_WHAT TO WORK ON_. From the first line of the data below, copy each line up to the one containing "ReferenceLine, ReferenceDot, Label", and include that line too.

[Figure scripts]

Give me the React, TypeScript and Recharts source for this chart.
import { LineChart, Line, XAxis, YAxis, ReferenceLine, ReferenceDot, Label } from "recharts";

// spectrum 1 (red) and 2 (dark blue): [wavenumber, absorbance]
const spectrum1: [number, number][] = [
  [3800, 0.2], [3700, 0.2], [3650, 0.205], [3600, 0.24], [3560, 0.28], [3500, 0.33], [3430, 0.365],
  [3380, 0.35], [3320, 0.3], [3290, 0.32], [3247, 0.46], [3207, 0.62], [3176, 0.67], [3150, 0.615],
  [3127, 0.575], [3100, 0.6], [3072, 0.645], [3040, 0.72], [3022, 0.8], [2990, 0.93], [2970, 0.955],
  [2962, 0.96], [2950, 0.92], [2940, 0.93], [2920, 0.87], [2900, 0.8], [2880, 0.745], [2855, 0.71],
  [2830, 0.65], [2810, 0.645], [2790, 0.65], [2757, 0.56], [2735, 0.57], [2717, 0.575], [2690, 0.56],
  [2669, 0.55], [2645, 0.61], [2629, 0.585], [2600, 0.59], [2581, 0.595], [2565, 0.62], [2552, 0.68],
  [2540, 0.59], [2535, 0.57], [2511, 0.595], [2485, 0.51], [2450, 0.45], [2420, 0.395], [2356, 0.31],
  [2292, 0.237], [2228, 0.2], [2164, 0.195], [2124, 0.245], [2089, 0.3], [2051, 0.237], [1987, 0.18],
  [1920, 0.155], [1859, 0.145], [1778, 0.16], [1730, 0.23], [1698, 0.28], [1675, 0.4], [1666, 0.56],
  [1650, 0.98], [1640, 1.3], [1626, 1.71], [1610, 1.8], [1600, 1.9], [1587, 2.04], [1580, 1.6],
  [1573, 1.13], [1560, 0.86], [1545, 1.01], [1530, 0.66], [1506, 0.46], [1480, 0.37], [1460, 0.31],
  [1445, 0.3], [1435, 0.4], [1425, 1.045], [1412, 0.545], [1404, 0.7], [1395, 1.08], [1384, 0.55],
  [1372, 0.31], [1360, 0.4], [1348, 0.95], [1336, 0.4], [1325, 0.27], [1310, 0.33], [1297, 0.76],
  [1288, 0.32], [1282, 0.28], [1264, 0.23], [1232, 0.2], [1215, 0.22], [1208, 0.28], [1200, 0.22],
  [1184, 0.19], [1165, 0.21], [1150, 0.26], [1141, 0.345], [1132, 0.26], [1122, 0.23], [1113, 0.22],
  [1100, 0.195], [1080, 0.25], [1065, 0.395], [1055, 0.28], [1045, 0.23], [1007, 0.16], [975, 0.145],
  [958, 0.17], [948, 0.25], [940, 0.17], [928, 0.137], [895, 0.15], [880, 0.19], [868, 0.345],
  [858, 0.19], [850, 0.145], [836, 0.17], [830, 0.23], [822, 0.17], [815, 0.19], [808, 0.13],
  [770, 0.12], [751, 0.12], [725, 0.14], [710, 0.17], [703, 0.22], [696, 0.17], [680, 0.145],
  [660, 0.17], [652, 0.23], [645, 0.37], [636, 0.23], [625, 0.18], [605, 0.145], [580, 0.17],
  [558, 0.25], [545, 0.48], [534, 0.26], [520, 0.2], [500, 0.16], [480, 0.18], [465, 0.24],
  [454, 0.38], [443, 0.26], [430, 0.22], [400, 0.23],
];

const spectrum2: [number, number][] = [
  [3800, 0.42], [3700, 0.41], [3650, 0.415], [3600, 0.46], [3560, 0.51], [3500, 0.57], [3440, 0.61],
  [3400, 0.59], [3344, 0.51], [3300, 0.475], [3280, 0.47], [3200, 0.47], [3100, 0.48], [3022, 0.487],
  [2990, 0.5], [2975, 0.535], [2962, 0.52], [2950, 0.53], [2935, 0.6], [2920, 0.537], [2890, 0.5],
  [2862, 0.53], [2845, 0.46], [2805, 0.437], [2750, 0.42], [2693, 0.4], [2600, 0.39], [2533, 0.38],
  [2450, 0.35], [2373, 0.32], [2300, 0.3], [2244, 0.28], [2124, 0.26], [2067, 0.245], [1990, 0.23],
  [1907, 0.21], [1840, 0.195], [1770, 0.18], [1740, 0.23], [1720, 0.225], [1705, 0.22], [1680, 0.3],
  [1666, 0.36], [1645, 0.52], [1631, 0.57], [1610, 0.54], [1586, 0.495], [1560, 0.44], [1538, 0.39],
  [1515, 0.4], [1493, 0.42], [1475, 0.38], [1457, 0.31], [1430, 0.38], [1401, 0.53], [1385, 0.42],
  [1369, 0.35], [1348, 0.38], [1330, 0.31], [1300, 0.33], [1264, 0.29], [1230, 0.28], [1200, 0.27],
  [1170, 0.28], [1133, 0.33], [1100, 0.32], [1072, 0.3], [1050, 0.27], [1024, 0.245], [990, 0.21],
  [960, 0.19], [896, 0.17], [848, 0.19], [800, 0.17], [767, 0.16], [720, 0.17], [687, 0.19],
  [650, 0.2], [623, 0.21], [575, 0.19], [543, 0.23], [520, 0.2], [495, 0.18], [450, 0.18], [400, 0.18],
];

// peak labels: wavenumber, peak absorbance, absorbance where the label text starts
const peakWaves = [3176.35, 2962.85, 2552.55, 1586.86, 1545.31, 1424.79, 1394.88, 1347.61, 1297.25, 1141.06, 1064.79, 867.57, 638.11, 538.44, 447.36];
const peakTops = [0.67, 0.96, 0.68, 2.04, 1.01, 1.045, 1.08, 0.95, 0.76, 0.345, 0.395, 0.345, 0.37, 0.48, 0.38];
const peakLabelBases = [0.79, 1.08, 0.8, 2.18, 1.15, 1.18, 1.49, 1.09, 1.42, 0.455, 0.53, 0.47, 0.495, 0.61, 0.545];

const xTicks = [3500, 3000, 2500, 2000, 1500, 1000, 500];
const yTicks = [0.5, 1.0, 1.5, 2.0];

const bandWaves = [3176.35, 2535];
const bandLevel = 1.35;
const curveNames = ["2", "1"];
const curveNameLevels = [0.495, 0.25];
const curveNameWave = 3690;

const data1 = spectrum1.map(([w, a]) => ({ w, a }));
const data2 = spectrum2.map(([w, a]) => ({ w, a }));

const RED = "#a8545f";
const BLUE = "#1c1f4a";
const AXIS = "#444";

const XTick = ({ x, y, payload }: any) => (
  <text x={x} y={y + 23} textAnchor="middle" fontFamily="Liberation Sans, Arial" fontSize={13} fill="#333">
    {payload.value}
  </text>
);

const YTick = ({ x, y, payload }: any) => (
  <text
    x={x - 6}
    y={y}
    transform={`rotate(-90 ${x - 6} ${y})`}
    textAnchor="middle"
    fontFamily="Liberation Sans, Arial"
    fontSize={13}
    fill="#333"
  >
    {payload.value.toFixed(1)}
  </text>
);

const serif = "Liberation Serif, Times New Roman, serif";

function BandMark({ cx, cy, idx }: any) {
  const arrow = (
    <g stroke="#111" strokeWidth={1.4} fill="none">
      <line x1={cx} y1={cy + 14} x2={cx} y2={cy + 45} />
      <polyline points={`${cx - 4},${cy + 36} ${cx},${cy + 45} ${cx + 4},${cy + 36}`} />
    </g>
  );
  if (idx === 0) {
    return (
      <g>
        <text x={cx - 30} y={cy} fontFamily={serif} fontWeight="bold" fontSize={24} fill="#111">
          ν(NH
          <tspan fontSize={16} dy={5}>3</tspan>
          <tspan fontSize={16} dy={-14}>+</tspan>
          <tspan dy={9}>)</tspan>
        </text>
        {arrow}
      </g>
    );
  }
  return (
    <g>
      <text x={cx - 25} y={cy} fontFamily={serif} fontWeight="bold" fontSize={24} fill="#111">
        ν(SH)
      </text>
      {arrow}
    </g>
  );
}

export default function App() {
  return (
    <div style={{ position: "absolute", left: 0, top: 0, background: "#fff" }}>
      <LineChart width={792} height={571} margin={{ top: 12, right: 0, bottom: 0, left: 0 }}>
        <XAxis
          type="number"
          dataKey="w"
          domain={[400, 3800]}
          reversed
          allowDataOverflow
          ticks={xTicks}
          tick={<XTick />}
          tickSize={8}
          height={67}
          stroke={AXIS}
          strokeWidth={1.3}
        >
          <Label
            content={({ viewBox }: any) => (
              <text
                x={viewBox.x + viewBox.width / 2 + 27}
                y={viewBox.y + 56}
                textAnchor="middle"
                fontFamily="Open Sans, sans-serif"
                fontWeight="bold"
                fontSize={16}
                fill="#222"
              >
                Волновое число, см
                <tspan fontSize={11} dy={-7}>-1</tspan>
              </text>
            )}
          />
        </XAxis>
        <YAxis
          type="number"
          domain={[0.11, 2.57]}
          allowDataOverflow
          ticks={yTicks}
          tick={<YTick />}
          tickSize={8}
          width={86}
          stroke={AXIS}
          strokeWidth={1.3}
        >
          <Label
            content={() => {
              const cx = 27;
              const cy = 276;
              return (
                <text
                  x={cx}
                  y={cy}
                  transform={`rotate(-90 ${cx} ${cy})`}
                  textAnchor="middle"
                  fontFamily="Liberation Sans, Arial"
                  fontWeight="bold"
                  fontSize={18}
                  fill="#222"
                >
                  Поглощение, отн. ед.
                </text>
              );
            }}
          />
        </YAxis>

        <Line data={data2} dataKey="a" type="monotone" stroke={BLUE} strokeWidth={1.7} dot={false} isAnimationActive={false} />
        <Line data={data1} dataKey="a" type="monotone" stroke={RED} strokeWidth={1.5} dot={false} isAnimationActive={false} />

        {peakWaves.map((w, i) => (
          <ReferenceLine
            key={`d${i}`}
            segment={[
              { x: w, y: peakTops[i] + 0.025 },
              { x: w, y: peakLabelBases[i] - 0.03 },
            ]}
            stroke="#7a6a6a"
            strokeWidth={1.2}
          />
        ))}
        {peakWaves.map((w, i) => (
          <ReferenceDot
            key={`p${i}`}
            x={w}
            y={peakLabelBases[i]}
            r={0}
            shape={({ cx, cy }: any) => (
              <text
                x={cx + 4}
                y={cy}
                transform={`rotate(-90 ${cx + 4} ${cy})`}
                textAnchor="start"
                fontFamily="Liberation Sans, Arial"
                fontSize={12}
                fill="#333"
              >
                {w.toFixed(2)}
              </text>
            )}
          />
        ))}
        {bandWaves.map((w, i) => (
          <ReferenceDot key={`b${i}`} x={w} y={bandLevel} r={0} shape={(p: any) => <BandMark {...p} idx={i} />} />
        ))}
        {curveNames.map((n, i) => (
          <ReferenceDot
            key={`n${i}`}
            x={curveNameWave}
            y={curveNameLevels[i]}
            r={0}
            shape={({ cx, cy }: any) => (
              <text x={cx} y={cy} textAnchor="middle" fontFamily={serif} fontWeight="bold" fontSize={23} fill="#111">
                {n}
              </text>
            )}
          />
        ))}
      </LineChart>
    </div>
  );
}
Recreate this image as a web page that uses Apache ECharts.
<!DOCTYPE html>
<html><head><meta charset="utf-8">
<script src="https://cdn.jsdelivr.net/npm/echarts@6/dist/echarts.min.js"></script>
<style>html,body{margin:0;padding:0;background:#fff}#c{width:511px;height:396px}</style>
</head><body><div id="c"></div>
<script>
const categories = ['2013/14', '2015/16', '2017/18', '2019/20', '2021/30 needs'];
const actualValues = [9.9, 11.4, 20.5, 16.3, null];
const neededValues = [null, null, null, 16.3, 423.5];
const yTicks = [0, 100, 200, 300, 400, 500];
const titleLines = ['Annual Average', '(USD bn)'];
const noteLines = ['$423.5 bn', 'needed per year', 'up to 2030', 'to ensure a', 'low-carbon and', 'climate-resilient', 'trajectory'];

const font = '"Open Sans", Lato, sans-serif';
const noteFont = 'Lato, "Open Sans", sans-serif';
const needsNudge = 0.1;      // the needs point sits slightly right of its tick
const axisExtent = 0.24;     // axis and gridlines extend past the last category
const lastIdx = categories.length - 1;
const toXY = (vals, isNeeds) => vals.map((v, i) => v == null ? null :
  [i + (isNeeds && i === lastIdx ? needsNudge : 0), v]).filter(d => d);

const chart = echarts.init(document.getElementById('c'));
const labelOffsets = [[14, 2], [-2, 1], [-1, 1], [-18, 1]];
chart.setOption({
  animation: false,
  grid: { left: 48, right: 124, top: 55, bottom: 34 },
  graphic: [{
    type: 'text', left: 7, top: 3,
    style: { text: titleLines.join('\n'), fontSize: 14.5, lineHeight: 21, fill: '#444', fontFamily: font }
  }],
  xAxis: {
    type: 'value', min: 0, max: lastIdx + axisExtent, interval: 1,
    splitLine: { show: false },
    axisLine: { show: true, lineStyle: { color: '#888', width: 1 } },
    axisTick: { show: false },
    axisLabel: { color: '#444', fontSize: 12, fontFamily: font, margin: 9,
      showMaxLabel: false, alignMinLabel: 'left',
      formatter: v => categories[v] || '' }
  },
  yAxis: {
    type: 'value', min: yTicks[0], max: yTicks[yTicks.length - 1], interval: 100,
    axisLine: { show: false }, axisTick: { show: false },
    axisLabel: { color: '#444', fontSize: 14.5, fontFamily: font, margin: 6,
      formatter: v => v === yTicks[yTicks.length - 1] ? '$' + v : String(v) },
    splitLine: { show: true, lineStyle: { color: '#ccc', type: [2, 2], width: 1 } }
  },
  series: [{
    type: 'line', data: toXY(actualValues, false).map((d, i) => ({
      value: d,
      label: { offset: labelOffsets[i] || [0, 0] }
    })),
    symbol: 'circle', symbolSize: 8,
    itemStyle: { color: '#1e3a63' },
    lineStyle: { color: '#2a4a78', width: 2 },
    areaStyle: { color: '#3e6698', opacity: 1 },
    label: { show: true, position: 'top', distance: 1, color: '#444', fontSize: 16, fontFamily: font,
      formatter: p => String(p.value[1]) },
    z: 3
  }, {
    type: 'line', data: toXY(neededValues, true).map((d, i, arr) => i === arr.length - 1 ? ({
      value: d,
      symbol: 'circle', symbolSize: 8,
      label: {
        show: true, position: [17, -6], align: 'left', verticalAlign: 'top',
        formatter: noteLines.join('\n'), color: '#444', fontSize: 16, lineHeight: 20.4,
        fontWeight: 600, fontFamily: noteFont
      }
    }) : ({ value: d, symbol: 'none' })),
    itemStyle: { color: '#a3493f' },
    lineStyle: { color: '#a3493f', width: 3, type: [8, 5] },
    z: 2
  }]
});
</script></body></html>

_SOLUTION FOR THIS TASK_.
Give me the React, TypeScript and Recharts source for this chart.
import { LineChart, Line, XAxis, YAxis, ReferenceLine, ReferenceDot, Label } from "recharts";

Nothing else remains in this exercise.